**Recorded information:**
------------------------------------

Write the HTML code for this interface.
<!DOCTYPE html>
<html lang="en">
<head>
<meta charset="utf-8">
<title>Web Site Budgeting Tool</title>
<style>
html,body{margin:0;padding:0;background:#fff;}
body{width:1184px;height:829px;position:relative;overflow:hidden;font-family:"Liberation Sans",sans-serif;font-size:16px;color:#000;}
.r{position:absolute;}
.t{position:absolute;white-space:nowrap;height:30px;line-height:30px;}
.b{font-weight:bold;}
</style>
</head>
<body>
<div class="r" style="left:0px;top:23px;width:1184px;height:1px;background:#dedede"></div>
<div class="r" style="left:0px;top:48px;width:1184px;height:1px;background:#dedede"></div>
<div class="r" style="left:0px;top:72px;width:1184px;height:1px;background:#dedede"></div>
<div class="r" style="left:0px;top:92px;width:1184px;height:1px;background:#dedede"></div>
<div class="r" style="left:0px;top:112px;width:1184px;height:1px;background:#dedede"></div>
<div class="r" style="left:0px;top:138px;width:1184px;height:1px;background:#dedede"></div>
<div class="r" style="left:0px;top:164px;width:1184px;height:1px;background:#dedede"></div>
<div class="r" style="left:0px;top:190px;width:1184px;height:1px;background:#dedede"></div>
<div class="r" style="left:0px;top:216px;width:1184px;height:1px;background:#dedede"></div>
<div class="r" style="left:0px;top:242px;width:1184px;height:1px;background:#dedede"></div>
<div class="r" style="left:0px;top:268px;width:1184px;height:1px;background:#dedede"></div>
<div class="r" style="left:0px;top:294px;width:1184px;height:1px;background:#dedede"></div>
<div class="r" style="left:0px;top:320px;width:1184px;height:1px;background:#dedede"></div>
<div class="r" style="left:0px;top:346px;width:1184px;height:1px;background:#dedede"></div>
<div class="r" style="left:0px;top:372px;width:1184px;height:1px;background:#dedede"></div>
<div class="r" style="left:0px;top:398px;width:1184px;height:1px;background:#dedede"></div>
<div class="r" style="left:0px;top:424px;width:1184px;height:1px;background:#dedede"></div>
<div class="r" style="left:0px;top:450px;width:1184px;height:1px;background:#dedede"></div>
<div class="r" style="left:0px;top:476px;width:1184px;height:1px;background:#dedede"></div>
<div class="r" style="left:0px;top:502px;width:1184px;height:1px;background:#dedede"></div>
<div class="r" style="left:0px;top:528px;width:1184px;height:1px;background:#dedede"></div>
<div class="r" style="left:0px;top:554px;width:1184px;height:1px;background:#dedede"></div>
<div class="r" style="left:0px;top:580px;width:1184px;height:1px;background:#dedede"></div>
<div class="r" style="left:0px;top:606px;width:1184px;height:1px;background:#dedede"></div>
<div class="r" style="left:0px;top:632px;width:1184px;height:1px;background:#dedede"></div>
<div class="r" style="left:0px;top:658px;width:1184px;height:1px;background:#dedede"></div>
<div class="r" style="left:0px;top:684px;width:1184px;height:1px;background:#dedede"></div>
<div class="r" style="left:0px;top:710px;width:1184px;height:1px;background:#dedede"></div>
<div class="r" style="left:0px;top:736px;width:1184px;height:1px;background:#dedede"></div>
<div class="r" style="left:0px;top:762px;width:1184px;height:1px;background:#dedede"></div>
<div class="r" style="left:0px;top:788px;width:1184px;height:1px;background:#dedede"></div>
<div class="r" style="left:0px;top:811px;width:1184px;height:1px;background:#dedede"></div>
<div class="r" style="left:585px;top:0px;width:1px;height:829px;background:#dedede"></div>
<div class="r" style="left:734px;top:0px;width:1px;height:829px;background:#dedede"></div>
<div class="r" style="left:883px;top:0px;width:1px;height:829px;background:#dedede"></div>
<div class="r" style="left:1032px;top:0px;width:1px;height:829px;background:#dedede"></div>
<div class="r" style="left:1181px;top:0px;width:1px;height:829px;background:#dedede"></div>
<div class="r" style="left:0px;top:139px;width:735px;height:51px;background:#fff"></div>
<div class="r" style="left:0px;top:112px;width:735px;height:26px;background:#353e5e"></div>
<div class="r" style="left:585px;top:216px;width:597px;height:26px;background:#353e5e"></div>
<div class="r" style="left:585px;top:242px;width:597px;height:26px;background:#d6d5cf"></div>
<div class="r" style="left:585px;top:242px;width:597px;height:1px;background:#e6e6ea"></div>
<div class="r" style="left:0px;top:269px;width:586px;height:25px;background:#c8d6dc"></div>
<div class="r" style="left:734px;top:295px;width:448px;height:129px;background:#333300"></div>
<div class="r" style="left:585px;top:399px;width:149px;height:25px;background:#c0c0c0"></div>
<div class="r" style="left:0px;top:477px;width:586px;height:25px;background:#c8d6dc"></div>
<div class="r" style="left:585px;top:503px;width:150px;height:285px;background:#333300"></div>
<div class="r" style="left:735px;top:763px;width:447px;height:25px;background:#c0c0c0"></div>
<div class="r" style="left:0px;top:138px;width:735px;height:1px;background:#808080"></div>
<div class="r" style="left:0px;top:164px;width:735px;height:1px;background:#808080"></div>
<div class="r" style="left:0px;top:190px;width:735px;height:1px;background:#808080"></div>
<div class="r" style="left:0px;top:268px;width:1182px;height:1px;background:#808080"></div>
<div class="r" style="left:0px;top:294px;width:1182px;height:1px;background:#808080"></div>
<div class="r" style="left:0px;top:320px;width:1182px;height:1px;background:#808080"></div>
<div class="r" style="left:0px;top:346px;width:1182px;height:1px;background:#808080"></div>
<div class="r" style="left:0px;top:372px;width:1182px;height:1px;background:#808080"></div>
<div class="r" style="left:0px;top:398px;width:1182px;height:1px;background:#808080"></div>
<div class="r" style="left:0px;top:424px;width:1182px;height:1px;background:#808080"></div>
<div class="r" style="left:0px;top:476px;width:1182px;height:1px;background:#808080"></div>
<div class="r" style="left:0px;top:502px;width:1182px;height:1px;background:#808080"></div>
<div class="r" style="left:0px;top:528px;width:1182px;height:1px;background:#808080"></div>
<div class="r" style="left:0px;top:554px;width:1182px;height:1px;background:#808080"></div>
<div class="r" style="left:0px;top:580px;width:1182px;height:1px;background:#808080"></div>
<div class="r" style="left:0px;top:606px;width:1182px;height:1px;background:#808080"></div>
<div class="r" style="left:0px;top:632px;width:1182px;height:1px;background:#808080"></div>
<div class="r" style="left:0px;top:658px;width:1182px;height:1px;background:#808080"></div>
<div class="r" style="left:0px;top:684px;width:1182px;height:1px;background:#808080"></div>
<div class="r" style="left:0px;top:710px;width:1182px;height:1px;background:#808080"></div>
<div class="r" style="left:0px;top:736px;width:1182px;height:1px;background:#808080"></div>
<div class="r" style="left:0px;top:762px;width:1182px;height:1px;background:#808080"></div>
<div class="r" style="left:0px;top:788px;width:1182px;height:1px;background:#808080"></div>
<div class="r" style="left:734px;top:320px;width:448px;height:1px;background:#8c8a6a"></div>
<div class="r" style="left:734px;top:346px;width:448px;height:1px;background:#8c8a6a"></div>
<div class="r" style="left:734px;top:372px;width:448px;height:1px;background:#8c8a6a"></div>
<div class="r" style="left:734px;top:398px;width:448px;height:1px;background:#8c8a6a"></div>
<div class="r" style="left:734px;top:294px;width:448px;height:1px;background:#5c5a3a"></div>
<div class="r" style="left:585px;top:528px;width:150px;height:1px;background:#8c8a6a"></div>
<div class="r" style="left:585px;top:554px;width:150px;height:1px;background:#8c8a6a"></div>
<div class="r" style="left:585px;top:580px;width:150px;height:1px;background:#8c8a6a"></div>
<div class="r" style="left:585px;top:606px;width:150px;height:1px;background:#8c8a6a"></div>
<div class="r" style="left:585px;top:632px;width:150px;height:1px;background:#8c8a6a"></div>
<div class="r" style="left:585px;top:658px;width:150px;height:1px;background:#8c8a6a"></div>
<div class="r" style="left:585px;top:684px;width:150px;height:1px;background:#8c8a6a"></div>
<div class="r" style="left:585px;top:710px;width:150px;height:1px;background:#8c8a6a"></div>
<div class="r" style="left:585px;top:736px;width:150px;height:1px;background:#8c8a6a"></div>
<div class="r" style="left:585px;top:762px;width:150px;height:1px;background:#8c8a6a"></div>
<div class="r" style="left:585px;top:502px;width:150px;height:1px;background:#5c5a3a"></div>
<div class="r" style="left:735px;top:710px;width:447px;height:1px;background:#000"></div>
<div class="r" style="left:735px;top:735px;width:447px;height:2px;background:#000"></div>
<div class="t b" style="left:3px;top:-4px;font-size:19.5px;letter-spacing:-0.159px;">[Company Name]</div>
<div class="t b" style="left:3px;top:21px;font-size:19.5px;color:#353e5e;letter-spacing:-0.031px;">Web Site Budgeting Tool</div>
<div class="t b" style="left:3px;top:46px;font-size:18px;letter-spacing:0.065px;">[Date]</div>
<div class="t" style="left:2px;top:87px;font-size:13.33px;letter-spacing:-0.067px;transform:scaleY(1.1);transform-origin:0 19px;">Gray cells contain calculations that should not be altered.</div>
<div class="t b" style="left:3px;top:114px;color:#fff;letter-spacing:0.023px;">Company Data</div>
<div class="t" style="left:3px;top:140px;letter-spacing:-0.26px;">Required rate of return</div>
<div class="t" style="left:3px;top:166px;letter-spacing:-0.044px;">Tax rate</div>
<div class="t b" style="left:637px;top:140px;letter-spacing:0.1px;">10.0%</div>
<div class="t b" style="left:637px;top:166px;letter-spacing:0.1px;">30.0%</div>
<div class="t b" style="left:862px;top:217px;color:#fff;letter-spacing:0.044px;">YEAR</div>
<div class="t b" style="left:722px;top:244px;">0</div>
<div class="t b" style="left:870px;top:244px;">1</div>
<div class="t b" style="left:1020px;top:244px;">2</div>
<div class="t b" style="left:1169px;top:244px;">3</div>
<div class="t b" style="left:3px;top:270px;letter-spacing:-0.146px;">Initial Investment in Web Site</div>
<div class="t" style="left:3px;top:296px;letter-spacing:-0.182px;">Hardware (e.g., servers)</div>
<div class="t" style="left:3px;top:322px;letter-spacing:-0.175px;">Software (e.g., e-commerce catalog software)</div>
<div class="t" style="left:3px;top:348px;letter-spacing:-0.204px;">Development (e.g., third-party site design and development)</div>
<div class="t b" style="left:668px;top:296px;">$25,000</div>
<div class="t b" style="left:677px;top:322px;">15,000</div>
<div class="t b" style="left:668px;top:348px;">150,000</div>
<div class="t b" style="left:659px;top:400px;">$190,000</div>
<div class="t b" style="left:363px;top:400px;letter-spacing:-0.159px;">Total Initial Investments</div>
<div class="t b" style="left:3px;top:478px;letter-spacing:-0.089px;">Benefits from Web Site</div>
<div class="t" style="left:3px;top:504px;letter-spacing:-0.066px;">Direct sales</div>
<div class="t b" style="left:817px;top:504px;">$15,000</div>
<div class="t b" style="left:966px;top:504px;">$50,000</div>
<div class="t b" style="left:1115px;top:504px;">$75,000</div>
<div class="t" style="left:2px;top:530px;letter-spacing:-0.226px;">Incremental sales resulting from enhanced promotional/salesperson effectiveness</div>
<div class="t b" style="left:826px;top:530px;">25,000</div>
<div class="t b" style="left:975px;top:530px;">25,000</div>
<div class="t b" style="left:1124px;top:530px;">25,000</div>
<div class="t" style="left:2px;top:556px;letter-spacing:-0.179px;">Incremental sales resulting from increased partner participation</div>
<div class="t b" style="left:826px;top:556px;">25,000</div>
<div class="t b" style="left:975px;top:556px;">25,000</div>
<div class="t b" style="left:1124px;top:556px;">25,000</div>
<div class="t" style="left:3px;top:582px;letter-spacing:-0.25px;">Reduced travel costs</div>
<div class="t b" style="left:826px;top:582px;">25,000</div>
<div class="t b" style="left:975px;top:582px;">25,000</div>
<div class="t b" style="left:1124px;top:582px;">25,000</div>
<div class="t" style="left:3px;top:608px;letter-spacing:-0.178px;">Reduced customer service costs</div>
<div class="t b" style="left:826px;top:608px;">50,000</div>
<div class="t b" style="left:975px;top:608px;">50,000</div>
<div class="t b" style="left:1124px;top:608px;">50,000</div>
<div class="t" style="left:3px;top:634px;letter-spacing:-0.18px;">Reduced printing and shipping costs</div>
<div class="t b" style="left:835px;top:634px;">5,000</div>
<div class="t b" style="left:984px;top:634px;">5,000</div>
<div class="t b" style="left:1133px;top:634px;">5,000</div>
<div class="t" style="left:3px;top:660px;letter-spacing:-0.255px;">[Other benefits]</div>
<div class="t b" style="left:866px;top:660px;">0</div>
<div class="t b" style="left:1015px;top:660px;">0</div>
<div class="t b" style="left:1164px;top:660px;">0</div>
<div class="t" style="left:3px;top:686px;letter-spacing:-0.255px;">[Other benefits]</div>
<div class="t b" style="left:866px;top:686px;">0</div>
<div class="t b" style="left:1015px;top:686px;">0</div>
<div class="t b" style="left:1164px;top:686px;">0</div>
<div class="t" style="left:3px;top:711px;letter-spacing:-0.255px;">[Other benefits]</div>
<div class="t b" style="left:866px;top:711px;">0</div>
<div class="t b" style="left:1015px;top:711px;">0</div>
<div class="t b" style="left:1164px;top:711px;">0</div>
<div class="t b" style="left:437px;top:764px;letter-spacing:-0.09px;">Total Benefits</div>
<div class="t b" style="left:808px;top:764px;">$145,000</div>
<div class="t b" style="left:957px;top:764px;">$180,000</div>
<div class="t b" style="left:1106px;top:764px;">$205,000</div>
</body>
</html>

------------------------------------

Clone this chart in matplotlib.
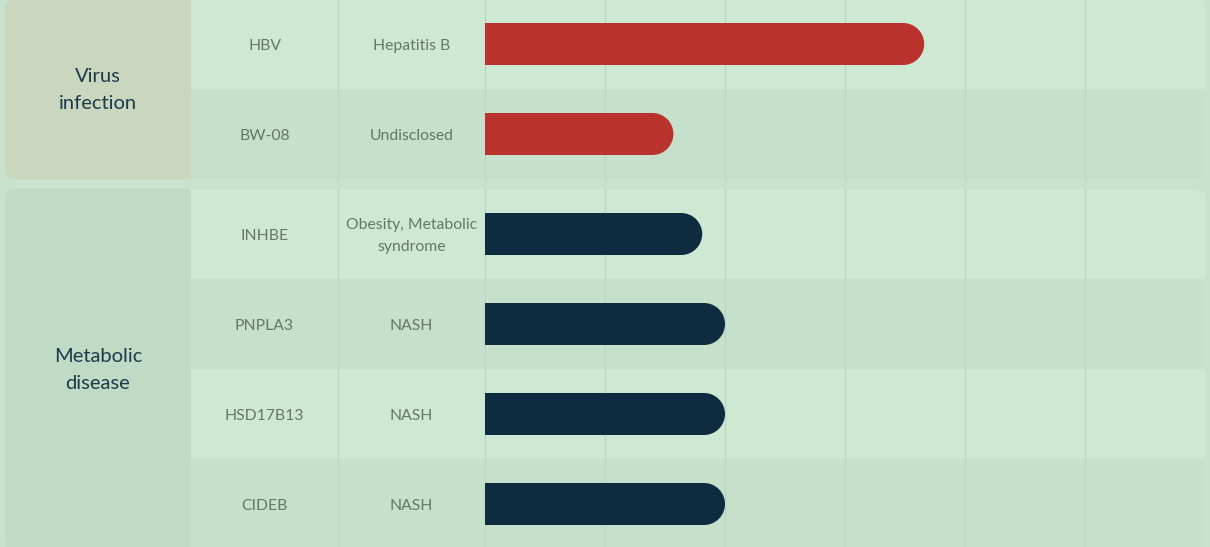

------------------------------------

**Goal:** Provide the number of lines in the data above that contain the string "this", and nothing else.

**Result:** 2